* start Data in this exercise *

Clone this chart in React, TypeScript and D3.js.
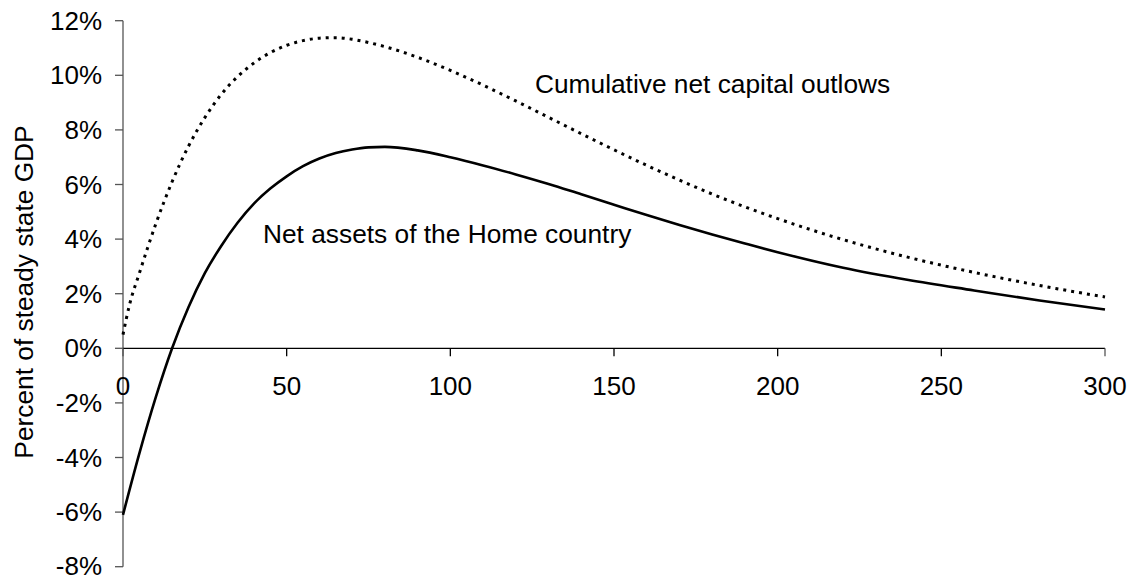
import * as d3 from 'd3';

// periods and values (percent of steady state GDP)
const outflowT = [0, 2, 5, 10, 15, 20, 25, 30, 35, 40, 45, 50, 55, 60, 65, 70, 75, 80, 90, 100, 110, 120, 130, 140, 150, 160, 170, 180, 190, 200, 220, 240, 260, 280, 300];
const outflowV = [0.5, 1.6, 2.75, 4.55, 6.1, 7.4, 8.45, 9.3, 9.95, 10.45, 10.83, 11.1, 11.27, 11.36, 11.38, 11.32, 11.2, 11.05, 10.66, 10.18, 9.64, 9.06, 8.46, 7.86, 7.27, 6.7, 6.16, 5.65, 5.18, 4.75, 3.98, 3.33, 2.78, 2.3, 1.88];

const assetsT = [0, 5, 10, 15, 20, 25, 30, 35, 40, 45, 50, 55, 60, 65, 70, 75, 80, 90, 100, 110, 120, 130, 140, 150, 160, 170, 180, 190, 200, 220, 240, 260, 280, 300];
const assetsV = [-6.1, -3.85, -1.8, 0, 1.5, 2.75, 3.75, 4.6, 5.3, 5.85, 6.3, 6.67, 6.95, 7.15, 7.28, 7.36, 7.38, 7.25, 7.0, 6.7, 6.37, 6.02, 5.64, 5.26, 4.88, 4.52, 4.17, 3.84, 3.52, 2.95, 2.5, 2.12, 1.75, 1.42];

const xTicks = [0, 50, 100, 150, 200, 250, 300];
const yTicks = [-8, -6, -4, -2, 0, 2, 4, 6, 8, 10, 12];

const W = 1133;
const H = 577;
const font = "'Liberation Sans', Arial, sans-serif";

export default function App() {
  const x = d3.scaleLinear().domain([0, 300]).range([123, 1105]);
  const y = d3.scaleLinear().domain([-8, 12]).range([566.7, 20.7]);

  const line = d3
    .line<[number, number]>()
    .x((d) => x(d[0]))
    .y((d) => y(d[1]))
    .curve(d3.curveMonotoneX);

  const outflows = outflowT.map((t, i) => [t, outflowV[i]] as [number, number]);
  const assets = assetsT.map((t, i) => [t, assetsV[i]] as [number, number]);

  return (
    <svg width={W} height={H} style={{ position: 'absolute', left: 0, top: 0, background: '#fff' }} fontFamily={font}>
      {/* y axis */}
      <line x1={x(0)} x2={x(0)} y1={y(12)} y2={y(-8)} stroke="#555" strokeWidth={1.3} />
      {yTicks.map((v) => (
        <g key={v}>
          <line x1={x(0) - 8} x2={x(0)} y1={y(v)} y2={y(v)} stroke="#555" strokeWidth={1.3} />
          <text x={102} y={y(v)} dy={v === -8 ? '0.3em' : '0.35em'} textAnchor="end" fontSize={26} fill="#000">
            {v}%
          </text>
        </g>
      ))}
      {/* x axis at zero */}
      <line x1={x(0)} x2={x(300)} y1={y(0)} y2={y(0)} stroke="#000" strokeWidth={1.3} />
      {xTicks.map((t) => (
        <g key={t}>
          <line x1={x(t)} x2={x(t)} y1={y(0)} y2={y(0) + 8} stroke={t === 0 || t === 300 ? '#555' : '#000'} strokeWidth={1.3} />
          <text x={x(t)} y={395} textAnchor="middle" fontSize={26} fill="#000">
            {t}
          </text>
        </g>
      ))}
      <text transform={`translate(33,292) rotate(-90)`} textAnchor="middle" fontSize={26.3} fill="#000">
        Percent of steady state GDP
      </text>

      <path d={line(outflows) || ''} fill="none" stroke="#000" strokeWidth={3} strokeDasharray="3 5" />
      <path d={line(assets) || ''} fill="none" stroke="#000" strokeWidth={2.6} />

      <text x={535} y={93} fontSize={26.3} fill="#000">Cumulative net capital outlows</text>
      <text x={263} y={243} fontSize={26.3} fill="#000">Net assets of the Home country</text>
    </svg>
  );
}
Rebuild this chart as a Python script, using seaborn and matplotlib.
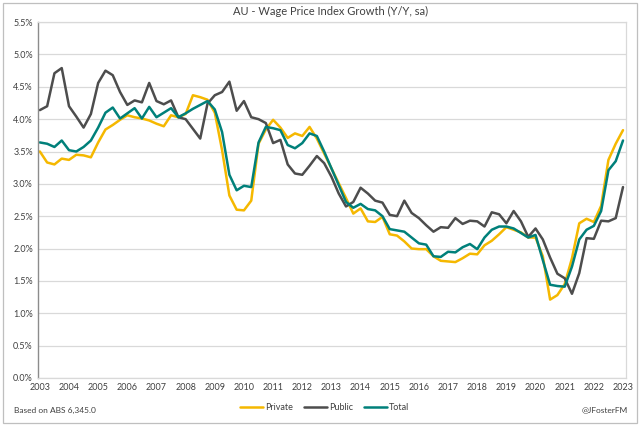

* end Data in this exercise *

» Exercise brief
Take the records from their first line through the line containing "2.78, 2.3, 1.88];" and please return exactly those lines, both ends included, minus the pictures.

» Expected output
Clone this chart in React, TypeScript and D3.js.
import * as d3 from 'd3';

// periods and values (percent of steady state GDP)
const outflowT = [0, 2, 5, 10, 15, 20, 25, 30, 35, 40, 45, 50, 55, 60, 65, 70, 75, 80, 90, 100, 110, 120, 130, 140, 150, 160, 170, 180, 190, 200, 220, 240, 260, 280, 300];
const outflowV = [0.5, 1.6, 2.75, 4.55, 6.1, 7.4, 8.45, 9.3, 9.95, 10.45, 10.83, 11.1, 11.27, 11.36, 11.38, 11.32, 11.2, 11.05, 10.66, 10.18, 9.64, 9.06, 8.46, 7.86, 7.27, 6.7, 6.16, 5.65, 5.18, 4.75, 3.98, 3.33, 2.78, 2.3, 1.88];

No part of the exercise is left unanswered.